▶ What is required
Search the data below for the string "matplotlib". Extract every line that contains it.

▶ Recorded information
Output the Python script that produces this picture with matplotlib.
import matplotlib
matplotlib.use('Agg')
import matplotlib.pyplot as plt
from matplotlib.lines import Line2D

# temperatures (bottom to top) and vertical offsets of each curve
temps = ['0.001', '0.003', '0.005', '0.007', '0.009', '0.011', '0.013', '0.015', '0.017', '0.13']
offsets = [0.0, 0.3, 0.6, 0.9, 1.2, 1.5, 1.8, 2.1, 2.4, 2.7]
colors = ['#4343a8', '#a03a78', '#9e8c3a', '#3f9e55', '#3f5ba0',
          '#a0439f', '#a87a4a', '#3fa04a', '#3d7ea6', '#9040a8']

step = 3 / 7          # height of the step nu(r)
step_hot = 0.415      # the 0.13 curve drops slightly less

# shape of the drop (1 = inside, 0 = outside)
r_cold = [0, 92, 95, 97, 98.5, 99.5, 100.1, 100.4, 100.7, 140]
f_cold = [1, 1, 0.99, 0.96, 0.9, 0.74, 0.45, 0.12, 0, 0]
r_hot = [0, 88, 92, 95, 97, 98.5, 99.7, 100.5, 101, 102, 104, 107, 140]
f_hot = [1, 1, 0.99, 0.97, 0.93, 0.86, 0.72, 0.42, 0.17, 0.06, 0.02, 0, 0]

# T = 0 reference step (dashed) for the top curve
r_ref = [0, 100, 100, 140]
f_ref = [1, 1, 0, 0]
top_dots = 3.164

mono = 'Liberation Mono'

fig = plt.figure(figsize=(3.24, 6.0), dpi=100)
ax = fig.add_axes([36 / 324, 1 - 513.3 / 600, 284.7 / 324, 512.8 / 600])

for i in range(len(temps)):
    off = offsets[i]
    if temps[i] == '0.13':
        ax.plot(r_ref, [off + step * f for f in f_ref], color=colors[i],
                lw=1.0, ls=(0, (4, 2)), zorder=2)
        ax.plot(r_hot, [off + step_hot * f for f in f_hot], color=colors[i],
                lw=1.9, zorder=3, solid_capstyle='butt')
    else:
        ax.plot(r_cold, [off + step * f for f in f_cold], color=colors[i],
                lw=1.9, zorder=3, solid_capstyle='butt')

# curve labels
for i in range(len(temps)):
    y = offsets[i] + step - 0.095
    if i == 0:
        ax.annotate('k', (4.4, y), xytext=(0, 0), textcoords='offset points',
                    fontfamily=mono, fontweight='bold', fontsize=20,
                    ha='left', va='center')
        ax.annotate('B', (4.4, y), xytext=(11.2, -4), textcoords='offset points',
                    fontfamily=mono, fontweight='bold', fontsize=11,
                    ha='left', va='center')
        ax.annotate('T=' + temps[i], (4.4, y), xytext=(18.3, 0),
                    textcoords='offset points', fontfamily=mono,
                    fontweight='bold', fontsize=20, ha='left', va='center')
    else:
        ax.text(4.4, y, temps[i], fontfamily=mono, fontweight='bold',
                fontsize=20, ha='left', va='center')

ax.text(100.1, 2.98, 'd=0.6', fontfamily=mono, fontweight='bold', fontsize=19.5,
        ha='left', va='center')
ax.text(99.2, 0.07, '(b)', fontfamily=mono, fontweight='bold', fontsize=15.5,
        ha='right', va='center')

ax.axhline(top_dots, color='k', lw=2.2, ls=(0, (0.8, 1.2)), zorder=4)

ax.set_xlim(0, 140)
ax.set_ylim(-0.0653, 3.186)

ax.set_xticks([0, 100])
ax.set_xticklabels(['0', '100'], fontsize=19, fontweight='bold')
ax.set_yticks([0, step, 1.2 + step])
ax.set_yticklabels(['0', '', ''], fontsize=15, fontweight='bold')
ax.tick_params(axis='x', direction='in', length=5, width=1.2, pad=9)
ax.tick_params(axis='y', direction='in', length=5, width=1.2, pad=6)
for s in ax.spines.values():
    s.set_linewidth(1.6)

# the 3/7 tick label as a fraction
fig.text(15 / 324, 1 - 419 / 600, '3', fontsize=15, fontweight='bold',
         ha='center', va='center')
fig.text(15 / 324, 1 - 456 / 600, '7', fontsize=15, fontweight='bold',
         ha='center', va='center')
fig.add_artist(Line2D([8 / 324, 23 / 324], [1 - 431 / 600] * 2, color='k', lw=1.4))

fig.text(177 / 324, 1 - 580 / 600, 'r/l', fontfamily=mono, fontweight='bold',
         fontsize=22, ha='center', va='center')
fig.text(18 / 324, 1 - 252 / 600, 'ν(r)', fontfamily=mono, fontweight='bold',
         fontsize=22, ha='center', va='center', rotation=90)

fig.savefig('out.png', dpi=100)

▶ Output for this task
Output the Python script that produces this picture with matplotlib.
import matplotlib
matplotlib.use('Agg')
import matplotlib.pyplot as plt
from matplotlib.lines import Line2D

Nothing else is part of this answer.